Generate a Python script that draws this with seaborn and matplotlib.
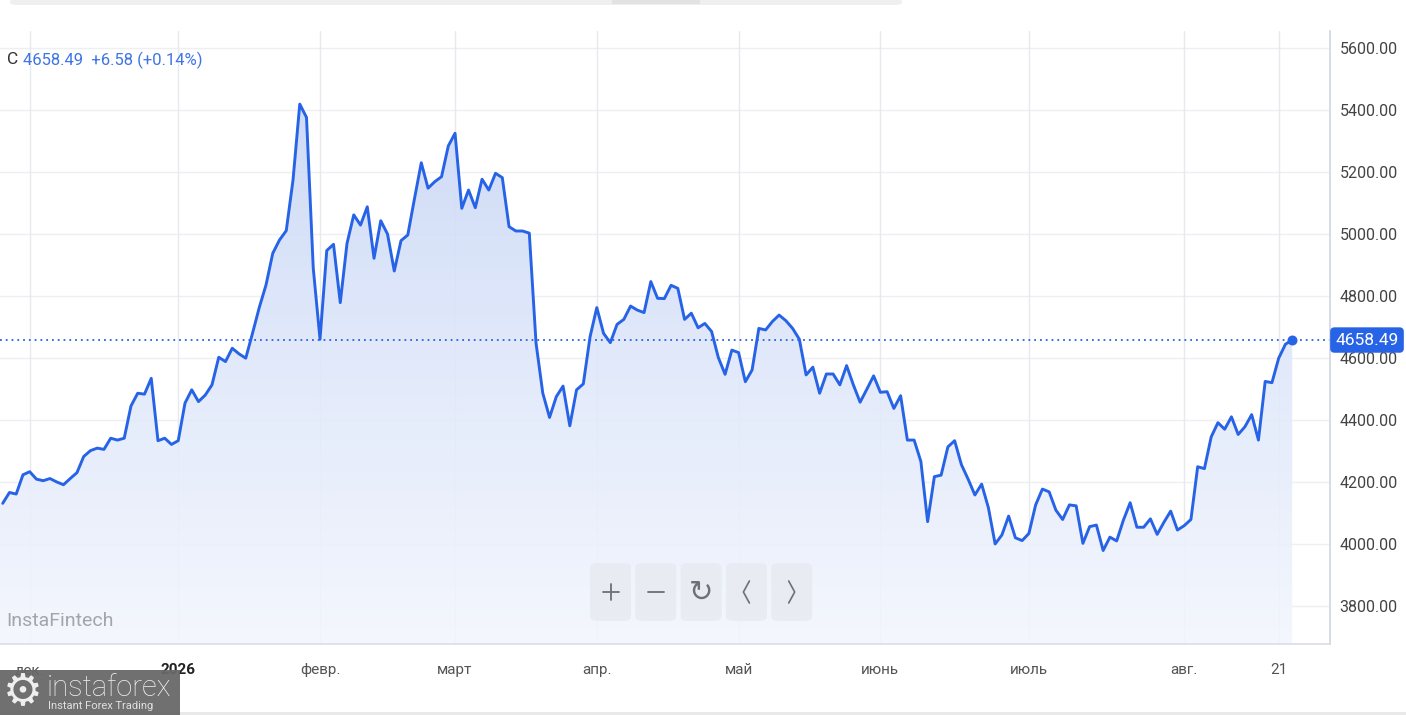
import numpy as np
import pandas as pd
import seaborn as sns
import matplotlib
matplotlib.use('Agg')
import matplotlib.pyplot as plt
from matplotlib.patches import Polygon, FancyBboxPatch, Rectangle
from matplotlib.lines import Line2D
from matplotlib.colors import LinearSegmentedColormap
from matplotlib import transforms

# Daily closes (one value per trading day)
close = [
    4132, 4167, 4162, 4224, 4234, 4210, 4205, 4212, 4201, 4192,
    4212, 4231, 4283, 4302, 4310, 4306, 4342, 4336, 4342, 4446,
    4487, 4484, 4535, 4334, 4342, 4322, 4334, 4455, 4498, 4460,
    4481, 4514, 4603, 4589, 4632, 4614, 4600, 4680, 4763, 4836,
    4938, 4981, 5011, 5174, 5419, 5376, 4890, 4661, 4947, 4967,
    4779, 4970, 5062, 5029, 5088, 4922, 5043, 5000, 4881, 4979,
    4997, 5115, 5230, 5148, 5169, 5185, 5284, 5325, 5083, 5142,
    5085, 5177, 5142, 5196, 5182, 5024, 5010, 5010, 5003, 4648,
    4487, 4409, 4476, 4510, 4382, 4498, 4517, 4669, 4763, 4680,
    4650, 4709, 4725, 4768, 4755, 4747, 4847, 4793, 4792, 4835,
    4825, 4725, 4745, 4698, 4712, 4686, 4602, 4548, 4626, 4618,
    4524, 4562, 4696, 4691, 4718, 4739, 4721, 4696, 4661, 4546,
    4571, 4487, 4549, 4549, 4514, 4576, 4514, 4458, 4500, 4543,
    4490, 4492, 4438, 4479, 4336, 4336, 4267, 4073,
    4218, 4223, 4314, 4334, 4257, 4210, 4159, 4194, 4118, 4001,
    4030, 4091, 4021, 4012, 4035, 4127, 4178, 4169, 4110, 4080,
    4127, 4124, 4003, 4057, 4062, 3980, 4023, 4011, 4078, 4134,
    4055, 4055, 4082, 4032, 4071, 4107, 4046, 4060, 4080, 4250,
    4244, 4346, 4392, 4371, 4411, 4354, 4379, 4418, 4336, 4525,
    4521, 4600, 4645, 4658.49,
]
change = 6.58
change_pct = 0.14

# first trading day of each month (index into close) and their labels
tick_idx = [4, 26, 47, 67, 88, 109, 130, 152, 175, 189]
tick_labels = ['дек.', '2026', 'февр.', 'март', 'апр.', 'май', 'июнь', 'июль', 'авг.', '21']
y_ticks = [3800, 4000, 4200, 4400, 4600, 4800, 5000, 5200, 5400, 5600]

df = pd.DataFrame({'day': np.arange(len(close)), 'close': close})
last = close[-1]

W, H = 1406, 715
BLUE = '#2763e6'

sns.set_theme(style='white')
plt.rcParams['font.family'] = ['Roboto', 'DejaVu Sans']

fig = plt.figure(figsize=(W / 100, H / 100), dpi=100)
fig.patch.set_facecolor('white')

def fx(px):
    return px / W

def fy(py):
    return 1 - py / H

ax = fig.add_axes([0, fy(644), fx(1330), (644 - 31) / H])
ax.set_facecolor('white')
ylo, yhi = 3678.6, 5654.7
ax.set_xlim(-0.4, 196.6)
ax.set_ylim(ylo, yhi)

# grid
for t in y_ticks:
    ax.axhline(t, color='#eeeff2', lw=1, zorder=0)
for t in tick_idx:
    ax.axvline(t, color='#e6e9ef', lw=1, zorder=0)

# gradient area under the line
x = df['day'].values
y = df['close'].values
verts = [(x[0] - 0.4, ylo), (x[0] - 0.4, y[0])] + list(zip(x, y)) + [(x[-1], ylo)]
poly = Polygon(verts, closed=True, fc='none', ec='none')
ax.add_patch(poly)
cmap = LinearSegmentedColormap.from_list('fill', ['#f3f6fd', '#dde6fa', '#c3d3f5'])
grad = np.linspace(0, 1, 256).reshape(-1, 1)
im = ax.imshow(grad, extent=[x[0] - 0.4, x[-1], ylo, yhi], origin='lower',
               aspect='auto', cmap=cmap, alpha=0.9, zorder=1)
im.set_clip_path(poly)

sns.lineplot(data=df, x='day', y='close', ax=ax, color=BLUE, lw=2.1, zorder=3)
ax.scatter([x[-1]], [last], s=38, color=BLUE, zorder=4)
ax.axhline(last, color=BLUE, lw=1.3, ls=(0, (1, 2.2)), zorder=2)

# axes styling
ax.set_xlabel('')
ax.set_ylabel('')
for s in ['left', 'top']:
    ax.spines[s].set_visible(False)
ax.spines['bottom'].set_color('#d9dde5')
ax.spines['right'].set_color('#cfd6e0')
ax.spines['bottom'].set_linewidth(1.2)
ax.spines['right'].set_linewidth(1.2)

ax.yaxis.tick_right()
ax.set_yticks(y_ticks)
ax.set_yticklabels([f'{t:.2f}' for t in y_ticks])
ax.tick_params(axis='y', length=0, pad=7, labelsize=11.5, labelcolor='#444444')

ax.set_xticks(tick_idx)
ax.set_xticklabels(tick_labels)
ax.tick_params(axis='x', length=5, width=1, color='#d9dde5', direction='out',
               pad=9, labelsize=11, labelcolor='#555555')
for lab in ax.get_xticklabels():
    if lab.get_text() == '2026':
        lab.set_fontweight('bold')
        lab.set_color('#222222')

# price tag on the right axis
tr = transforms.blended_transform_factory(fig.transFigure, ax.transData)
ax.text(fx(1367), last, f'{last:.2f}', transform=tr, ha='center', va='center',
        color='white', fontsize=12.5, clip_on=False, zorder=6,
        bbox=dict(boxstyle='round,pad=0.3,rounding_size=0.25', fc=BLUE, ec='none'))

# header
fig.text(fx(7), fy(60), 'C', fontsize=12.5, color='#333333', va='center', ha='left')
fig.text(fx(23), fy(60), f'{last:.2f}  +{change:.2f} (+{change_pct:.2f}%)',
         fontsize=12, color='#3d74e6', va='center', ha='left')

# watermark
fig.text(fx(6), fy(621), 'InstaFintech', fontsize=14, color='#a0a5ae', va='center', ha='left')

# navigation buttons
glyph_color = '#6d7079'
for i in range(5):
    left = 590 + i * 45.3
    cx = left + 20.5
    fig.patches.append(FancyBboxPatch((fx(left), fy(621)), fx(41), 58 / H,
                                      boxstyle='round,pad=0,rounding_size=0.006',
                                      transform=fig.transFigure, fc='#e6e9ef',
                                      ec='none', alpha=0.75))
    if i == 0:
        fig.lines.append(Line2D([fx(cx - 8), fx(cx + 8)], [fy(592), fy(592)],
                                transform=fig.transFigure, color=glyph_color, lw=1.3))
        fig.lines.append(Line2D([fx(cx), fx(cx)], [fy(584), fy(600)],
                                transform=fig.transFigure, color=glyph_color, lw=1.3))
    elif i == 1:
        fig.lines.append(Line2D([fx(cx - 8), fx(cx + 8)], [fy(592), fy(592)],
                                transform=fig.transFigure, color=glyph_color, lw=1.3))
    elif i == 2:
        fig.text(fx(cx), fy(593), '\u21bb', fontsize=21, color=glyph_color,
                 ha='center', va='center', family=['DejaVu Sans'])
    else:
        d = -1 if i == 3 else 1
        fig.lines.append(Line2D([fx(cx - 3 * d), fx(cx + 3 * d), fx(cx - 3 * d)],
                                [fy(581), fy(592), fy(603)],
                                transform=fig.transFigure, color=glyph_color, lw=1.2))

# top bar
fig.patches.append(FancyBboxPatch((fx(10), fy(5)), fx(892), 6 / H,
                                  boxstyle='round,pad=0,rounding_size=0.004',
                                  transform=fig.transFigure, fc='#efefef', ec='none'))
fig.patches.append(Rectangle((fx(612), fy(4)), fx(88), 4 / H, transform=fig.transFigure,
                             fc='#e2e2e4', ec='none'))
# bottom line
fig.patches.append(Rectangle((0, 0), 1, 3 / H, transform=fig.transFigure,
                             fc='#e9e9e9', ec='none'))

# logo
fig.patches.append(Rectangle((0, 0), fx(180), 45 / H, transform=fig.transFigure,
                             fc='#686868', ec='none', alpha=0.95, zorder=5))
fig.text(fx(23), fy(692), '\u2699', fontsize=32, color='#eeeeee', ha='center', va='center',
         family=['DejaVu Sans'], zorder=6)
fig.text(fx(47), fy(688), 'instaforex', fontsize=21, color='#eeeeee', ha='left',
         va='center', fontweight='light', zorder=6)
fig.text(fx(48), fy(706), 'Instant Forex Trading', fontsize=8, color='#e0e0e0',
         ha='left', va='center', zorder=6)

fig.savefig('out.png', dpi=100)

□ □ □

§ **PROBLEM**
Restate exactly, please, only the lines between the start of the data and the line containing "from matplotlib import transforms", both ends included, skipping the pictures.

§ **CORRECT ANSWER**
Generate a Python script that draws this with seaborn and matplotlib.
import numpy as np
import pandas as pd
import seaborn as sns
import matplotlib
matplotlib.use('Agg')
import matplotlib.pyplot as plt
from matplotlib.patches import Polygon, FancyBboxPatch, Rectangle
from matplotlib.lines import Line2D
from matplotlib.colors import LinearSegmentedColormap
from matplotlib import transforms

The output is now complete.